"""

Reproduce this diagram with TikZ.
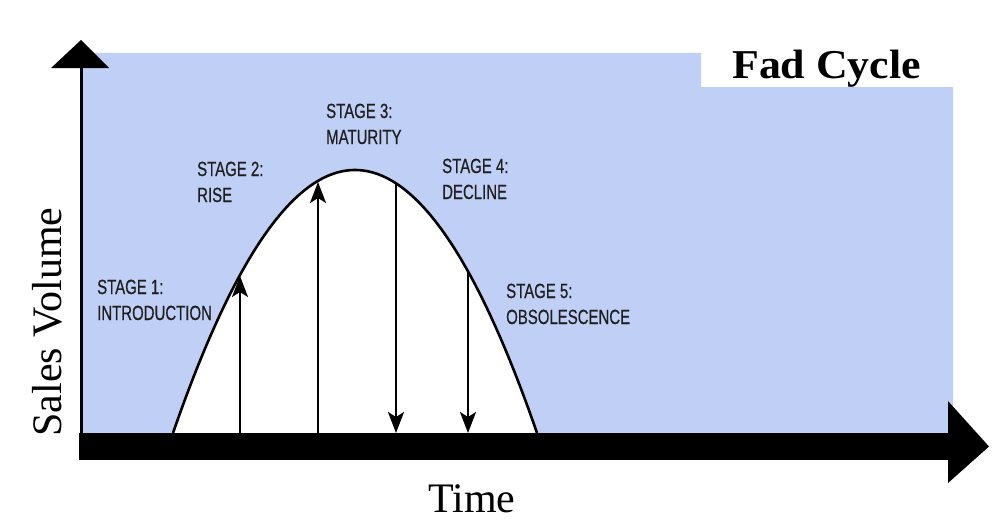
\documentclass[tikz,border=0pt]{standalone}
\usepackage{fontspec}
\setmainfont{Liberation Serif}
\newfontfamily\labfont{Liberation Sans}[FakeStretch=0.73,FakeBold=0.5]
\newfontfamily\titlefont{Liberation Serif}[FakeStretch=1.07]
\usetikzlibrary{arrows.meta}
\definecolor{bgblue}{RGB}{192,207,246}
\definecolor{labgray}{RGB}{30,30,30}
\tikzset{
  labeltext/.style={font=\labfont\fontsize{20.5}{26}\selectfont, text=labgray, align=left, inner sep=0pt, anchor=base west},
  axistext/.style={font=\fontsize{42}{48}\selectfont, inner sep=0pt, anchor=base},
  stagearrow/.style={line width=2.3pt, -{Stealth[length=21pt,width=16pt,inset=5pt]}},
  curveline/.style={line width=2.6pt},
}
\begin{document}
\begin{tikzpicture}[x=1pt,y=-1pt]
\useasboundingbox (0,0) rectangle (1000,527);
\fill[white] (0,0) rectangle (1000,527);
% blue background with notch
\fill[bgblue] (83,53) -- (701,53) -- (701,87) -- (953,87) -- (953,433) -- (83,433) -- cycle;
% white area under the curve
\fill[white] plot[domain=173:537, samples=120] (\x, {433-263*(1-((\x-355)/182)^2)}) -- cycle;
\draw[curveline] plot[domain=173:537, samples=120] (\x, {433-263*(1-((\x-355)/182)^2)});
% arrow end points
\coordinate (a1b) at (240,433); \coordinate (a1t) at (240,276);
\coordinate (a2b) at (318,433); \coordinate (a2t) at (318,182);
\coordinate (a3t) at (396,183); \coordinate (a3b) at (396,433);
\coordinate (a4t) at (468,271); \coordinate (a4b) at (468,433);
\draw[stagearrow] (a1b) -- (a1t);
\draw[stagearrow] (a2b) -- (a2t);
\draw[stagearrow] (a3t) -- (a3b);
\draw[stagearrow] (a4t) -- (a4b);
% vertical axis
\fill (79.5,66) rectangle (82.5,460);
\fill (51,68) -- (81,40) -- (109,68) -- cycle;
% horizontal axis bar
\fill (79,433) rectangle (949,460);
\fill (948,401) -- (989,446.5) -- (948,483) -- cycle;
% labels (anchor = baseline of last line)
\node[labeltext] (s1) at (97,320) {STAGE 1:\\INTRODUCTION};
\node[labeltext] (s2) at (197,202) {STAGE 2:\\RISE};
\node[labeltext] (s3) at (326,144) {STAGE 3:\\MATURITY};
\node[labeltext] (s4) at (442,199) {STAGE 4:\\DECLINE};
\node[labeltext] (s5) at (506,324) {STAGE 5:\\OBSOLESCENCE};
\node[axistext, rotate=90] (yl) at (61,322) {Sales Volume};
\node[axistext] (xl) at (472,512) {Time};
\node[inner sep=0pt, anchor=base west, font=\titlefont\bfseries\fontsize{41}{48}\selectfont] (title) at (732,78) {Fad Cycle};
\end{tikzpicture}
\end{document}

"""

— Stated exercise —
Omit every picture, then repeat the remaining data exactly as it appears above.

— The completed task —
Reproduce this diagram with TikZ.
\documentclass[tikz,border=0pt]{standalone}
\usepackage{fontspec}
\setmainfont{Liberation Serif}
\newfontfamily\labfont{Liberation Sans}[FakeStretch=0.73,FakeBold=0.5]
\newfontfamily\titlefont{Liberation Serif}[FakeStretch=1.07]
\usetikzlibrary{arrows.meta}
\definecolor{bgblue}{RGB}{192,207,246}
\definecolor{labgray}{RGB}{30,30,30}
\tikzset{
  labeltext/.style={font=\labfont\fontsize{20.5}{26}\selectfont, text=labgray, align=left, inner sep=0pt, anchor=base west},
  axistext/.style={font=\fontsize{42}{48}\selectfont, inner sep=0pt, anchor=base},
  stagearrow/.style={line width=2.3pt, -{Stealth[length=21pt,width=16pt,inset=5pt]}},
  curveline/.style={line width=2.6pt},
}
\begin{document}
\begin{tikzpicture}[x=1pt,y=-1pt]
\useasboundingbox (0,0) rectangle (1000,527);
\fill[white] (0,0) rectangle (1000,527);
% blue background with notch
\fill[bgblue] (83,53) -- (701,53) -- (701,87) -- (953,87) -- (953,433) -- (83,433) -- cycle;
% white area under the curve
\fill[white] plot[domain=173:537, samples=120] (\x, {433-263*(1-((\x-355)/182)^2)}) -- cycle;
\draw[curveline] plot[domain=173:537, samples=120] (\x, {433-263*(1-((\x-355)/182)^2)});
% arrow end points
\coordinate (a1b) at (240,433); \coordinate (a1t) at (240,276);
\coordinate (a2b) at (318,433); \coordinate (a2t) at (318,182);
\coordinate (a3t) at (396,183); \coordinate (a3b) at (396,433);
\coordinate (a4t) at (468,271); \coordinate (a4b) at (468,433);
\draw[stagearrow] (a1b) -- (a1t);
\draw[stagearrow] (a2b) -- (a2t);
\draw[stagearrow] (a3t) -- (a3b);
\draw[stagearrow] (a4t) -- (a4b);
% vertical axis
\fill (79.5,66) rectangle (82.5,460);
\fill (51,68) -- (81,40) -- (109,68) -- cycle;
% horizontal axis bar
\fill (79,433) rectangle (949,460);
\fill (948,401) -- (989,446.5) -- (948,483) -- cycle;
% labels (anchor = baseline of last line)
\node[labeltext] (s1) at (97,320) {STAGE 1:\\INTRODUCTION};
\node[labeltext] (s2) at (197,202) {STAGE 2:\\RISE};
\node[labeltext] (s3) at (326,144) {STAGE 3:\\MATURITY};
\node[labeltext] (s4) at (442,199) {STAGE 4:\\DECLINE};
\node[labeltext] (s5) at (506,324) {STAGE 5:\\OBSOLESCENCE};
\node[axistext, rotate=90] (yl) at (61,322) {Sales Volume};
\node[axistext] (xl) at (472,512) {Time};
\node[inner sep=0pt, anchor=base west, font=\titlefont\bfseries\fontsize{41}{48}\selectfont] (title) at (732,78) {Fad Cycle};
\end{tikzpicture}
\end{document}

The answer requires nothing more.